*Task directions:*
Repeat the records verbatim and leave the pictures out of your copy.
****************
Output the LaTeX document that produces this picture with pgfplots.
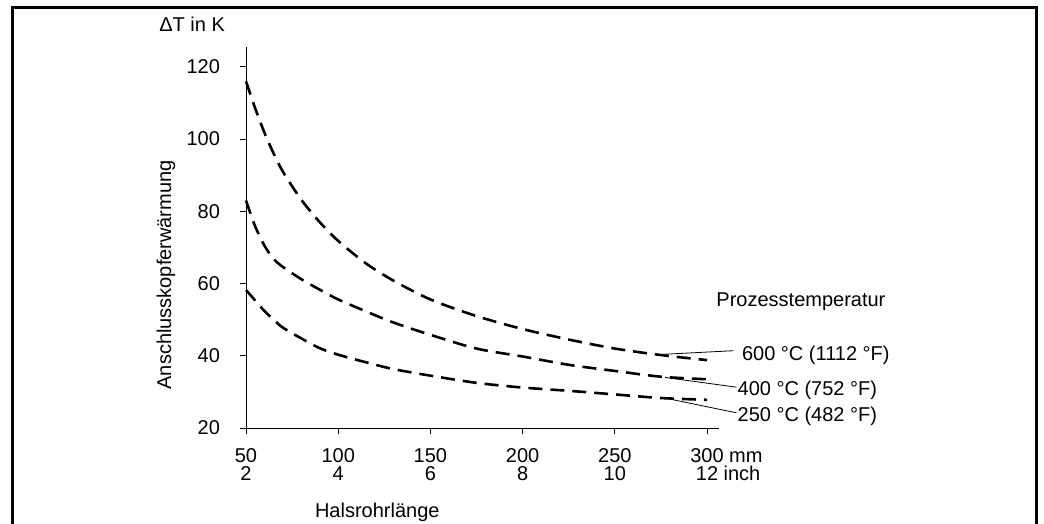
\documentclass[border=0pt]{standalone}
\usepackage{fontspec}
\setmainfont{Liberation Sans}
\usepackage{pgfplots}
\pgfplotsset{compat=1.18}

\begin{document}
\begin{tikzpicture}
\useasboundingbox (0pt,0pt) rectangle (522pt,-262pt);
% frame round the figure (open at the bottom)
\draw[line width=1.5pt] (6pt,-264pt) -- (6pt,-4pt) -- (518pt,-4pt) -- (518pt,-264pt);
\begin{axis}[
    at={(123pt,-214pt)}, anchor=south west,
    scale only axis, width=236.5pt, height=190.5pt,
    xmin=50, xmax=306.5, ymin=20, ymax=125.5,
    axis x line=bottom, axis y line=left,
    axis line style={-, line width=0.5pt},
    tick align=outside, major tick length=3pt,
    tick style={line width=0.5pt, black},
    xtick={50,100,150,200,250,300},
    xticklabels={{50\\[-2.6pt]2},{100\\[-2.6pt]4},{150\\[-2.6pt]6},{200\\[-2.6pt]8},{250\\[-2.6pt]10},{300\rlap{ mm}\\[-2.6pt]12\rlap{ inch}}},
    xticklabel style={align=center, font=\fontsize{10}{12}\selectfont, anchor=north},
    xticklabel shift=3.5pt,
    ytick={20,40,60,80,100,120},
    yticklabel style={font=\fontsize{10}{12}\selectfont, xshift=-6.5pt},
    /pgf/number format/assume math mode=true,
    xlabel={Halsrohrlänge},
    xlabel style={at={(axis description cs:0.131,-0.236)}, anchor=base west, font=\fontsize{10}{12}\selectfont},
    ylabel={Anschlusskopferwärmung},
    ylabel style={at={(axis description cs:-0.169,0.402)}, anchor=center, font=\fontsize{10}{12}\selectfont},
    clip=false,
]
\pgfplotsset{curve/.style={black, no marks, line width=1.3pt, dash pattern=on 7pt off 4pt, smooth, tension=0.5}}
% 600 °C
\addplot[curve] coordinates {
 (50,116) (55,108.5) (60,101.8) (65,96) (70,91) (80,83.2) (90,77) (100,71.8)
 (115,65.6) (130,60.8) (150,55.6) (175,51) (200,47.4) (225,44.5) (250,42)
 (275,40.2) (300,38.8)
};
% 400 °C
\addplot[curve] coordinates {
 (50,83) (55,75.8) (60,70.5) (65,66.8) (70,64.6) (80,61.2) (90,58.3) (100,55.6)
 (115,52.3) (130,49.2) (150,45.8) (175,42) (200,39.8) (225,37.5) (250,35.8)
 (275,34.2) (300,33.5)
};
% 250 °C
\addplot[curve] coordinates {
 (50,58.2) (55,55.3) (60,52.4) (65,50) (70,47.8) (80,44.8) (90,42.1) (100,40.3)
 (115,38.2) (130,36.3) (150,34.5) (175,32.5) (200,31.2) (225,30.3) (250,29.3)
 (275,28.3) (300,27.8)
};
% leader lines and labels
\draw[line width=0.4pt] (axis cs:276.1,40.4) -- (axis cs:314.3,41.4);
\draw[line width=0.4pt] (axis cs:277.2,34.0) -- (axis cs:316.0,31.3);
\draw[line width=0.4pt] (axis cs:276.1,28.4) -- (axis cs:316.0,24.2);
\node[anchor=base west, inner sep=0pt, font=\fontsize{10}{12}\selectfont] at (axis cs:304.9,53.6) {Prozesstemperatur};
\node[anchor=base west, inner sep=0pt, font=\fontsize{10}{12}\selectfont] at (axis cs:318.8,38.8) {600 °C (1112 °F)};
\node[anchor=base west, inner sep=0pt, font=\fontsize{10}{12}\selectfont] at (axis cs:316.4,29.1) {400 °C (752 °F)};
\node[anchor=base west, inner sep=0pt, font=\fontsize{10}{12}\selectfont] at (axis cs:316.4,21.9) {250 °C (482 °F)};
\node[anchor=center, font=\fontsize{10}{12}\selectfont] at (axis description cs:-0.114,1.059) {ΔT in K};
\end{axis}
\end{tikzpicture}
\end{document}
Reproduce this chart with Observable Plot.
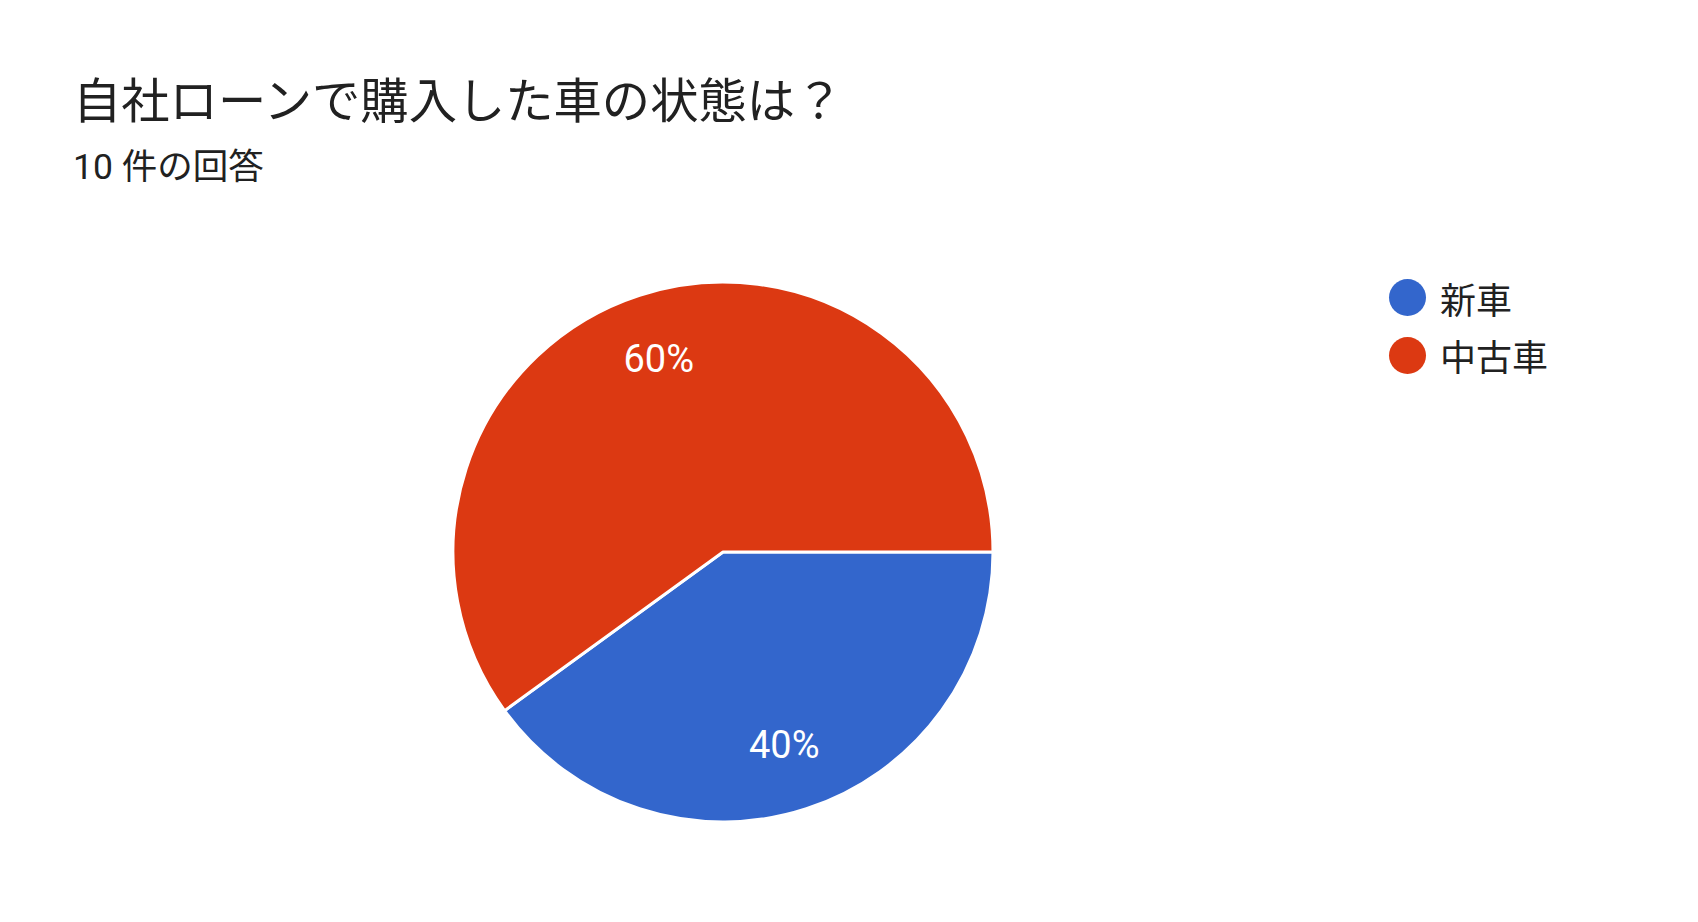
<!DOCTYPE html>
<html>
<head>
<meta charset="utf-8">
<script src="https://cdn.jsdelivr.net/npm/d3@7"></script>
<script src="https://cdn.jsdelivr.net/npm/@observablehq/plot@0.6"></script>
<style>
  html, body { margin: 0; padding: 0; background: #fff; }
  body { width: 1698px; height: 922px; position: relative; overflow: hidden;
         font-family: Roboto, "Noto Sans CJK JP", sans-serif; color: #212121; }
  #title { position: absolute; left: 73px; top: 78px; font-size: 48.3px; line-height: 1; white-space: nowrap; }
  #subtitle { position: absolute; left: 73px; top: 150px; font-size: 35.5px; line-height: 1; white-space: nowrap; }
  #chart { position: absolute; left: 0; top: 200px; }
  #legend { position: absolute; left: 1389px; top: 269px; }
  .item { display: flex; align-items: center; height: 57.5px; font-size: 36px; }
  .sw { width: 37px; height: 37px; border-radius: 50%; margin-right: 14px; }
</style>
</head>
<body>
<div id="title"></div>
<div id="subtitle"></div>
<div id="chart"></div>
<div id="legend"></div>
<script>
const titleText = "自社ローンで購入した車の状態は？";
const subtitleText = "10 件の回答";
const categories = ["新車", "中古車"];
const values = [4, 6];
const colors = ["#3366cc", "#dc3912"];

document.getElementById("title").textContent = titleText;
document.getElementById("subtitle").textContent = subtitleText;

const total = d3.sum(values);
const data = categories.map((c, i) => ({category: c, value: values[i]}));
const arcs = d3.pie().sort(null).value(d => d.value)
  .startAngle(Math.PI / 2).endAngle(Math.PI / 2 + 2 * Math.PI)(data);
const labelR = 0.752;
const labels = arcs.map(a => {
  const m = (a.startAngle + a.endAngle) / 2;
  return {x: Math.sin(m) * labelR, y: Math.cos(m) * labelR,
          text: Math.round(a.data.value / total * 100) + "%"};
});

function pieMark(index, scales, values, dims, context) {
  const cx = scales.x(0), cy = scales.y(0);
  const r = scales.x(1) - scales.x(0);
  const arcGen = d3.arc().innerRadius(0).outerRadius(r);
  const g = d3.create("svg:g").attr("transform", `translate(${cx},${cy})`);
  g.selectAll("path").data(arcs).join("path")
    .attr("d", arcGen)
    .attr("fill", d => scales.color(d.data.category))
    .attr("stroke", "#fff")
    .attr("stroke-width", 3)
    .attr("stroke-linejoin", "round");
  return g.node();
}

const plot = Plot.plot({
  width: 1698,
  height: 722,
  margin: 0,
  style: {background: "transparent", fontFamily: "Roboto, 'Noto Sans CJK JP', sans-serif"},
  x: {domain: [-1, 1], range: [453, 993], axis: null},
  y: {domain: [-1, 1], range: [622, 82], axis: null},
  color: {domain: categories, range: colors},
  marks: [
    pieMark,
    Plot.text(labels, {x: "x", y: "y", text: "text", fill: "#fff", fontSize: 38, textAnchor: "middle", dx: -2})
  ]
});
document.getElementById("chart").appendChild(plot);

const legend = d3.select("#legend");
categories.forEach((c, i) => {
  const it = legend.append("div").attr("class", "item");
  it.append("div").attr("class", "sw").style("background", plot.scale("color").apply(c));
  it.append("span").text(c);
});
</script>
</body>
</html>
****************
*Exercise solution:*
Output the LaTeX document that produces this picture with pgfplots.
\documentclass[border=0pt]{standalone}
\usepackage{fontspec}
\setmainfont{Liberation Sans}
\usepackage{pgfplots}
\pgfplotsset{compat=1.18}

\begin{document}
\begin{tikzpicture}
\useasboundingbox (0pt,0pt) rectangle (522pt,-262pt);
% frame round the figure (open at the bottom)
\draw[line width=1.5pt] (6pt,-264pt) -- (6pt,-4pt) -- (518pt,-4pt) -- (518pt,-264pt);
\begin{axis}[
    at={(123pt,-214pt)}, anchor=south west,
    scale only axis, width=236.5pt, height=190.5pt,
    xmin=50, xmax=306.5, ymin=20, ymax=125.5,
    axis x line=bottom, axis y line=left,
    axis line style={-, line width=0.5pt},
    tick align=outside, major tick length=3pt,
    tick style={line width=0.5pt, black},
    xtick={50,100,150,200,250,300},
    xticklabels={{50\\[-2.6pt]2},{100\\[-2.6pt]4},{150\\[-2.6pt]6},{200\\[-2.6pt]8},{250\\[-2.6pt]10},{300\rlap{ mm}\\[-2.6pt]12\rlap{ inch}}},
    xticklabel style={align=center, font=\fontsize{10}{12}\selectfont, anchor=north},
    xticklabel shift=3.5pt,
    ytick={20,40,60,80,100,120},
    yticklabel style={font=\fontsize{10}{12}\selectfont, xshift=-6.5pt},
    /pgf/number format/assume math mode=true,
    xlabel={Halsrohrlänge},
    xlabel style={at={(axis description cs:0.131,-0.236)}, anchor=base west, font=\fontsize{10}{12}\selectfont},
    ylabel={Anschlusskopferwärmung},
    ylabel style={at={(axis description cs:-0.169,0.402)}, anchor=center, font=\fontsize{10}{12}\selectfont},
    clip=false,
]
\pgfplotsset{curve/.style={black, no marks, line width=1.3pt, dash pattern=on 7pt off 4pt, smooth, tension=0.5}}
% 600 °C
\addplot[curve] coordinates {
 (50,116) (55,108.5) (60,101.8) (65,96) (70,91) (80,83.2) (90,77) (100,71.8)
 (115,65.6) (130,60.8) (150,55.6) (175,51) (200,47.4) (225,44.5) (250,42)
 (275,40.2) (300,38.8)
};
% 400 °C
\addplot[curve] coordinates {
 (50,83) (55,75.8) (60,70.5) (65,66.8) (70,64.6) (80,61.2) (90,58.3) (100,55.6)
 (115,52.3) (130,49.2) (150,45.8) (175,42) (200,39.8) (225,37.5) (250,35.8)
 (275,34.2) (300,33.5)
};
% 250 °C
\addplot[curve] coordinates {
 (50,58.2) (55,55.3) (60,52.4) (65,50) (70,47.8) (80,44.8) (90,42.1) (100,40.3)
 (115,38.2) (130,36.3) (150,34.5) (175,32.5) (200,31.2) (225,30.3) (250,29.3)
 (275,28.3) (300,27.8)
};
% leader lines and labels
\draw[line width=0.4pt] (axis cs:276.1,40.4) -- (axis cs:314.3,41.4);
\draw[line width=0.4pt] (axis cs:277.2,34.0) -- (axis cs:316.0,31.3);
\draw[line width=0.4pt] (axis cs:276.1,28.4) -- (axis cs:316.0,24.2);
\node[anchor=base west, inner sep=0pt, font=\fontsize{10}{12}\selectfont] at (axis cs:304.9,53.6) {Prozesstemperatur};
\node[anchor=base west, inner sep=0pt, font=\fontsize{10}{12}\selectfont] at (axis cs:318.8,38.8) {600 °C (1112 °F)};
\node[anchor=base west, inner sep=0pt, font=\fontsize{10}{12}\selectfont] at (axis cs:316.4,29.1) {400 °C (752 °F)};
\node[anchor=base west, inner sep=0pt, font=\fontsize{10}{12}\selectfont] at (axis cs:316.4,21.9) {250 °C (482 °F)};
\node[anchor=center, font=\fontsize{10}{12}\selectfont] at (axis description cs:-0.114,1.059) {ΔT in K};
\end{axis}
\end{tikzpicture}
\end{document}
Reproduce this chart with Observable Plot.
<!DOCTYPE html>
<html>
<head>
<meta charset="utf-8">
<script src="https://cdn.jsdelivr.net/npm/d3@7"></script>
<script src="https://cdn.jsdelivr.net/npm/@observablehq/plot@0.6"></script>
<style>
  html, body { margin: 0; padding: 0; background: #fff; }
  body { width: 1698px; height: 922px; position: relative; overflow: hidden;
         font-family: Roboto, "Noto Sans CJK JP", sans-serif; color: #212121; }
  #title { position: absolute; left: 73px; top: 78px; font-size: 48.3px; line-height: 1; white-space: nowrap; }
  #subtitle { position: absolute; left: 73px; top: 150px; font-size: 35.5px; line-height: 1; white-space: nowrap; }
  #chart { position: absolute; left: 0; top: 200px; }
  #legend { position: absolute; left: 1389px; top: 269px; }
  .item { display: flex; align-items: center; height: 57.5px; font-size: 36px; }
  .sw { width: 37px; height: 37px; border-radius: 50%; margin-right: 14px; }
</style>
</head>
<body>
<div id="title"></div>
<div id="subtitle"></div>
<div id="chart"></div>
<div id="legend"></div>
<script>
const titleText = "自社ローンで購入した車の状態は？";
const subtitleText = "10 件の回答";
const categories = ["新車", "中古車"];
const values = [4, 6];
const colors = ["#3366cc", "#dc3912"];

document.getElementById("title").textContent = titleText;
document.getElementById("subtitle").textContent = subtitleText;

const total = d3.sum(values);
const data = categories.map((c, i) => ({category: c, value: values[i]}));
const arcs = d3.pie().sort(null).value(d => d.value)
  .startAngle(Math.PI / 2).endAngle(Math.PI / 2 + 2 * Math.PI)(data);
const labelR = 0.752;
const labels = arcs.map(a => {
  const m = (a.startAngle + a.endAngle) / 2;
  return {x: Math.sin(m) * labelR, y: Math.cos(m) * labelR,
          text: Math.round(a.data.value / total * 100) + "%"};
});

function pieMark(index, scales, values, dims, context) {
  const cx = scales.x(0), cy = scales.y(0);
  const r = scales.x(1) - scales.x(0);
  const arcGen = d3.arc().innerRadius(0).outerRadius(r);
  const g = d3.create("svg:g").attr("transform", `translate(${cx},${cy})`);
  g.selectAll("path").data(arcs).join("path")
    .attr("d", arcGen)
    .attr("fill", d => scales.color(d.data.category))
    .attr("stroke", "#fff")
    .attr("stroke-width", 3)
    .attr("stroke-linejoin", "round");
  return g.node();
}

const plot = Plot.plot({
  width: 1698,
  height: 722,
  margin: 0,
  style: {background: "transparent", fontFamily: "Roboto, 'Noto Sans CJK JP', sans-serif"},
  x: {domain: [-1, 1], range: [453, 993], axis: null},
  y: {domain: [-1, 1], range: [622, 82], axis: null},
  color: {domain: categories, range: colors},
  marks: [
    pieMark,
    Plot.text(labels, {x: "x", y: "y", text: "text", fill: "#fff", fontSize: 38, textAnchor: "middle", dx: -2})
  ]
});
document.getElementById("chart").appendChild(plot);

const legend = d3.select("#legend");
categories.forEach((c, i) => {
  const it = legend.append("div").attr("class", "item");
  it.append("div").attr("class", "sw").style("background", plot.scale("color").apply(c));
  it.append("span").text(c);
});
</script>
</body>
</html>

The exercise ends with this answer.